Sunday, August 12, 2007

SCBWI Report - What to do after you have completed the first draft

Here are some notes I made from the last SCBWI meeting I went to:

At the July meeting of the Queensland branch of SCBWI Australia (The Society of Children's Book Writers and Illustrators), we were delighted to have Louise Cusack, author and manuscript assessor/development consultant/editor http://www.louisecusack.com/, speak to us about what to do after finishing the first draft of a story, and she also provided a lot of other great advice:-

Ask any editor what they look for in a ms (manuscript), and you’ll probably be told the same thing – ‘A good story and characters I care about’.

Stories are about people. The people you put in your story must come across as real.

Make sure it's clear as to whose story it is. In some mss, the main character is not the one the author intended to write about.

Consider each character as an iceberg. Only 10 percent of an iceberg appears above the surface. You will only show about 10 percent of a character in the story, but you must know all about the other 90 percent.

You must love your main character. Think of your best friends. What is it about a particular ‘best friend’ that you like most? Consider making that trait a virtue also possessed by your main character.

Each character will have a best virtue and worst flaw. Make sure you know what each is. (We were asked to write these down for our main character.)

In the first few (??3) pages, in the first scene, show (don’t tell) your main character’s best virtue in action.

Stories must have conflict - there must be an adversary, or a problem to be overcome. This must be the core of the story.

The main character wants (what is their goal?) because (what is their motivation?) but (what is the external conflict?).

The goal and motivation for the main character must be clear.

(Though stories for very young readers rarely have an internal conflict, those for older readers usually include an emotional problem facing the main character, which affects their life.)

The best external conflicts push the character’s emotional button (internal conflict), so:

The main character wants (what is their goal?) because (what is their motivation?) but (what is the external conflict?), and this really winds them up because (internal conflict). This is resolved by (ending).

The conflict has to test their virtues to the max and make their flaws show up to the max.

The internal conflict is affected by the external conflict.

The thing the character never wants to do becomes the thing that he/she must do.

In a structural edit, list all the scenes, then, beside each one, write down what it has to do with the main character’s goal. How does it help or hinder progress to the goal?

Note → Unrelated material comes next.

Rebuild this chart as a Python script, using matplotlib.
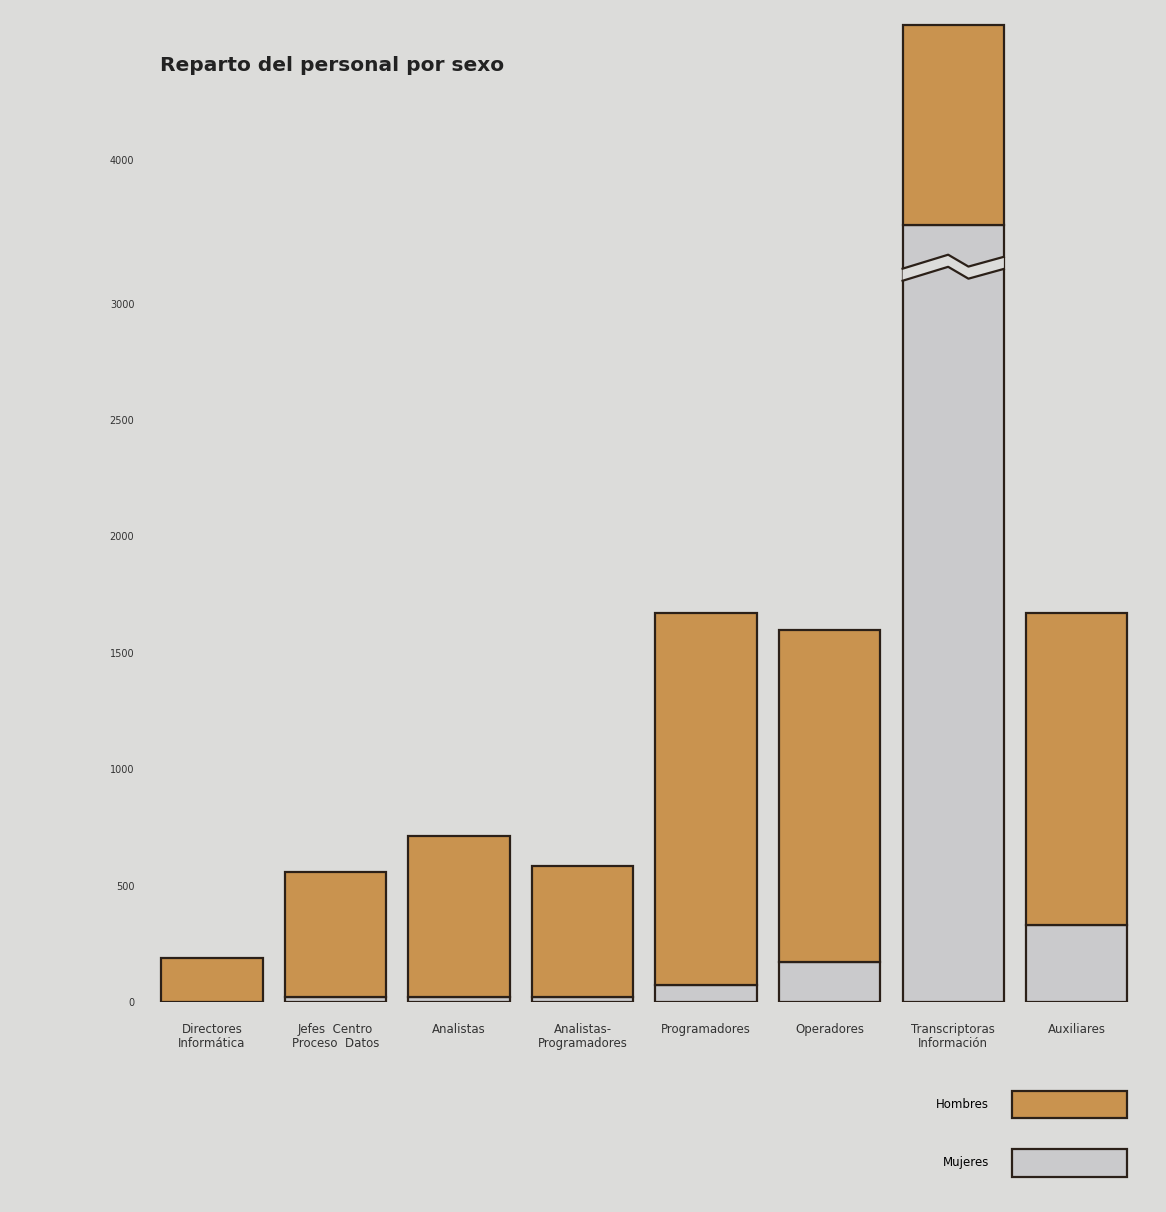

Always write from beginning to end of a story without polishing each chapter. That way, when structurally editing, it’s easier to discard unnecessary scenes. If they’ve been polished, it’s more tempting to keep them when you shouldn’t.

You should have confidence in your ability to edit and polish at the end – give yourself permission to write knowing that it will be edited and improved later.

Check all details for continuity - eg the floor plan of buildings is known, so you don’t write about turning left from the kitchen to the lounge at the beginning, but turning right at another point in the story.

If romance is involved, it is never enough to centre the plot around misunderstandings - they could be easily sorted out if the people sat down together or talked to each other.

If the main character falls in love, it is important to make clear the exact time when this occurs - never let them just grow in that direction.

To increase your own feeling of the reality of characters, consider cutting pictures of people from newspapers or magazines – people with a sinister look, a twinkle in their eye… , and create a collage of them all.

When writing a synopsis, first list all the evocative words in the story, then include a large number of them.

In a synopsis, most editors like to know how the story is resolved. They mainly read from the slush pile at night, in their own ‘free’ time. The synopsis must convince them that it will be worth spending their leisure time reading the sample chapters.

When a ms is taken to an acquisition meeting, the accounting department may ask how much editing it will require, ie, hours of an editor’s time at $x per hour. Is it worth the expense?

You may write well, but a ‘head hopping structure’, without flow, may lead to rejection. An appraisal for structure may help avoid this. It's a common reason for rejection.

Mss get rejected for simple reasons that you have no control over. A ms can be well written and rejected by one editor because they don’t like ‘time slips’, whereas another might like that plot feature.

Louise wrote seriously for eight years before her first book was published.

Never give up.

Write what you love most, because after you have been published, people will want more of the same.


Happy writing - may the words flow freely!

Peter Taylor
http://www.writing-for-children.com/
www.myspace.com/writingforchildren

1 comment:

Anonymous said...

Hi Peter,
I think not head hopping is more difficult than you'd think. I find myself remarking or narrating something the character can't possibly have seen. I recommend a critique group to get an objective opinion.